The other day, I came across somebody sharing a local (Sibu) newspaper report on Facebook. It was in Mandarin, of course but thanks to Google Translate, I was able to understand what it was all about. It seemed that some machine used in the slaughtering of pigs here had broken down and could not be repaired. Thus, everything would have to be done manually by hand as a result of which, they were expecting a shortage of pork.

Wasting no time at all, I hopped over to the fruits and vegetables sundry shop in the next lane from my house and grabbed a whole lot of what they had fresh from their butcher that morning to stock in my freezer.

I did manage to get hold of two bags of pork leg/trotter, half in each bag. I took two because there did not look like a lot in one and anyway, my missus would be able to cook all at one go…

…and keep in the fridge so we would be able to eat it over a number of days, no need to finish it all in one sitting!

I sure enjoyed what my missus dished out, her phak lor too kha (five-spice braised pork leg) is second to none and I was delighted that she added some hardboiled eggs as well, my favourite. Interestingly, I seemed to notice that there wasn’t much fat at all, a lot of lean meat and also tendon and skin – they say the collagen is all in the latter two, great for old folks with weak bones and knee joints, yours truly included!

My missus did cook her black vinegar pork leg/trotter…

…not too long ago, last month in September, to be exact and yes, I enjoyed that a lot as well. Yes, she did say that she only bought a bag of the pork leg, half only so that day, she had to add some pork belly so there would be enough to go round.

I also enjoy char bee lau too kha

– pork leg soup cooked with that lovely fragrant root with a bit of meng ngee (dried cuttlefish) thrown in for the fragrance and the sweetness and yes, I do enjoy a bowl of pek ting eyok too kha mee sua (Eight Treasures pork leg string noodles) once in a while too…

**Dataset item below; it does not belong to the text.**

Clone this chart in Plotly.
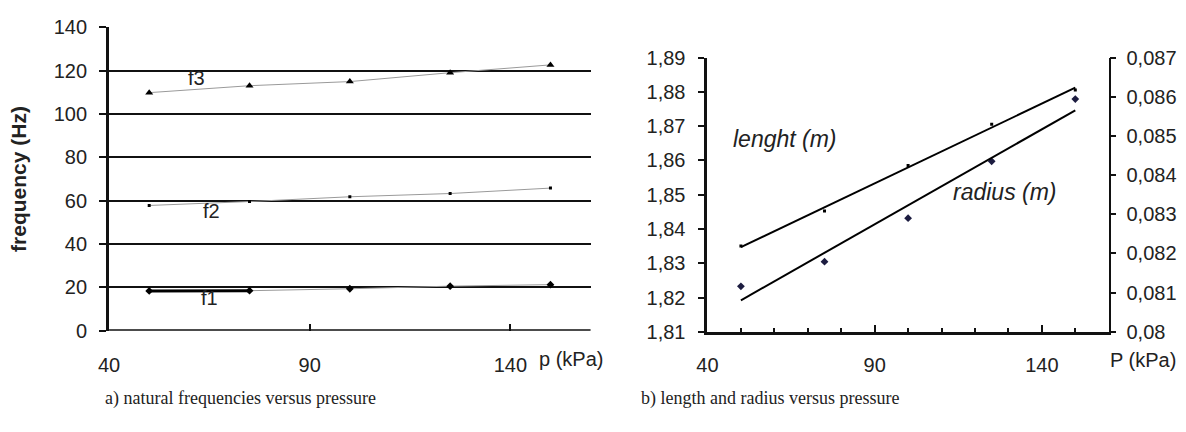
import numpy as np
import plotly.graph_objects as go

# ---- data ----
pressure = [50, 75, 100, 125, 150]
f1 = [18.4, 18.5, 19.4, 20.6, 21.3]
f2 = [57.8, 59.6, 61.8, 63.3, 65.8]
f3 = [109.8, 113.0, 114.9, 119.0, 122.6]

length_m = [1.8350, 1.8452, 1.8585, 1.8705, 1.8805]
radius_m = [0.08116, 0.08179, 0.08290, 0.08435, 0.08594]

x_ticks = [40, 90, 140]
freq_ticks = [0, 20, 40, 60, 80, 100, 120, 140]
len_ticks = [1.81, 1.82, 1.83, 1.84, 1.85, 1.86, 1.87, 1.88, 1.89]
len_text = ["1,81", "1,82", "1,83", "1,84", "1,85", "1,86", "1,87", "1,88", "1,89"]
rad_ticks = [0.080, 0.081, 0.082, 0.083, 0.084, 0.085, 0.086, 0.087]
rad_text = ["0,08", "0,081", "0,082", "0,083", "0,084", "0,085", "0,086", "0,087"]

W, H = 1186, 432
SANS = "Liberation Sans, Arial, sans-serif"
SERIF = "Liberation Serif, Times New Roman, serif"

fig = go.Figure()

gray = "#9a9a9a"
# left chart: natural frequencies
fig.add_trace(go.Scatter(x=pressure, y=f3, mode="lines+markers", xaxis="x", yaxis="y",
                         line=dict(color=gray, width=1),
                         marker=dict(symbol="triangle-up", size=7, color="black")))
fig.add_trace(go.Scatter(x=pressure, y=f2, mode="lines+markers", xaxis="x", yaxis="y",
                         line=dict(color=gray, width=1),
                         marker=dict(symbol="square", size=3, color="black")))
fig.add_trace(go.Scatter(x=pressure, y=f1, mode="lines+markers", xaxis="x", yaxis="y",
                         line=dict(color=gray, width=1),
                         marker=dict(symbol="diamond", size=6, color="black")))
fig.add_trace(go.Scatter(x=pressure[:2], y=f1[:2], mode="lines", xaxis="x", yaxis="y",
                         line=dict(color="black", width=3)))

# right chart: length and radius with linear trend lines
p = np.array(pressure, dtype=float)
lf = np.polyfit(p, length_m, 1)
rf = np.polyfit(p, radius_m, 1)
ends = np.array([pressure[0], pressure[-1]], dtype=float)

fig.add_trace(go.Scatter(x=pressure, y=length_m, mode="markers", xaxis="x2", yaxis="y2",
                         marker=dict(symbol="square", size=3, color="black")))
fig.add_trace(go.Scatter(x=ends, y=np.polyval(lf, ends), mode="lines", xaxis="x2", yaxis="y2",
                         line=dict(color="black", width=2)))
fig.add_trace(go.Scatter(x=pressure, y=radius_m, mode="markers", xaxis="x2", yaxis="y3",
                         marker=dict(symbol="diamond", size=6, color="#1c1c40")))
fig.add_trace(go.Scatter(x=ends, y=np.polyval(rf, ends), mode="lines", xaxis="x2", yaxis="y3",
                         line=dict(color="black", width=2)))

tickfont = dict(family=SANS, size=20, color="#222")

fig.update_layout(
    width=W, height=H,
    margin=dict(l=0, r=0, t=0, b=0),
    paper_bgcolor="white", plot_bgcolor="white",
    showlegend=False,
    separators=", ",
    font=dict(family=SANS, size=20, color="#222"),
    xaxis=dict(domain=[99 / W, 585 / W], range=[40, 160], anchor="y",
               tickvals=x_ticks, ticks="inside", ticklen=7, tickwidth=2, tickcolor="#111",
               showline=False, showgrid=False, zeroline=False,
               tickfont=tickfont, ticklabelstandoff=20),
    yaxis=dict(domain=[95 / H, 415 / H], range=[0, 140], anchor="x",
               tickvals=freq_ticks, ticks="outside", ticklen=7, tickwidth=2, tickcolor="#111",
               showline=True, linewidth=3, linecolor="#111",
               showgrid=True, gridcolor="#111", gridwidth=2, zeroline=False,
               tickfont=tickfont, ticklabelstandoff=8,
               title=dict(text="<b>frequency (Hz)</b>", font=dict(family=SANS, size=21, color="#222"),
                          standoff=22)),
    xaxis2=dict(domain=[703 / W, 1108 / W], range=[40, 160], anchor="y2",
                tickvals=x_ticks, ticks="inside", ticklen=7, tickwidth=2, tickcolor="#111",
                minor=dict(dtick=10, tick0=40, ticks="inside", ticklen=4, tickwidth=1.5, tickcolor="#111"),
                showline=True, linewidth=3, linecolor="#111",
                showgrid=False, zeroline=False,
                tickfont=tickfont, ticklabelstandoff=13),
    yaxis2=dict(domain=[94 / H, 383 / H], range=[1.81, 1.89], anchor="x2",
                tickvals=len_ticks, ticktext=len_text,
                ticks="outside", ticklen=6, tickwidth=2, tickcolor="#111",
                showline=True, linewidth=3, linecolor="#111",
                showgrid=False, zeroline=False, tickfont=tickfont, ticklabelstandoff=9),
    yaxis3=dict(range=[0.080, 0.087], overlaying="y2", side="right", anchor="x2",
                tickvals=rad_ticks, ticktext=rad_text,
                ticks="outside", ticklen=6, tickwidth=2, tickcolor="#111",
                showline=True, linewidth=1.5, linecolor="#111",
                showgrid=False, zeroline=False, tickfont=tickfont, ticklabelstandoff=6),
)

# bottom axis line for left chart (drawn as the 0 gridline, thicker)
fig.add_shape(type="line", xref="x domain", yref="y", x0=0, x1=1, y0=0, y1=0,
              line=dict(color="#111", width=3))

def ann(text, x, y, size=20, italic=False, family=SANS):
    fig.add_annotation(text=f"<i>{text}</i>" if italic else text,
                       xref="paper", yref="paper", x=x / W, y=1 - y / H,
                       xanchor="center", yanchor="middle", showarrow=False,
                       font=dict(family=family, size=size, color="#222"))

ann("f3", 187, 71)
ann("f2", 202, 211)
ann("f1", 200, 302)
ann("p (kPa)", 565, 367)
ann("P (kPa)", 1143, 368)
ann("lenght (m)", 781, 135, size=23, italic=True)
ann("radius (m)", 1003, 191, size=23, italic=True)
ann("a) natural frequencies versus pressure", 232, 408, size=18, family=SERIF)
ann("b) length and radius versus pressure", 766, 408, size=18, family=SERIF)

fig.write_html("out.html")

Of course, I love that awesome Filipino crispy pata or what we call the Philippine pork leg

…here. Honestly, I go weak at the sight of those beauties! LOL!!! Gosh!!! I cannot remember the last time I had one. Perhaps the next time we have a reason to celebrate, I shall go and order one to take home and enjoy!

I also had German pork trotters before, once at Modesto’s at Jalan P. Ramlee in KL and another time at Gunther’s Gasthaus in Kota Kinabalu but I don’t think I had started blogging at the time so I have no permanent record of these two times. Of course I enjoyed them a lot, both times! I think I did see it on the menu at Hutong Lot 10 but I did not order it when I went there once as I felt it would be too big for me to finish alone, too much for my lunch.

We do have a few places here serving stewed/braised pork leg on a bed of cangkok manis

…a dish that seems mighty popular among the people here but I’m just so-so with it. For one thing, even though their pork leg ain’t too bad – I would order it sometimes (usually without the cangkok manis), theirs come nowhere near as nice as how my missus does hers.

I wonder how many of you are pork leg/trotter lovers like me and how you like yours done.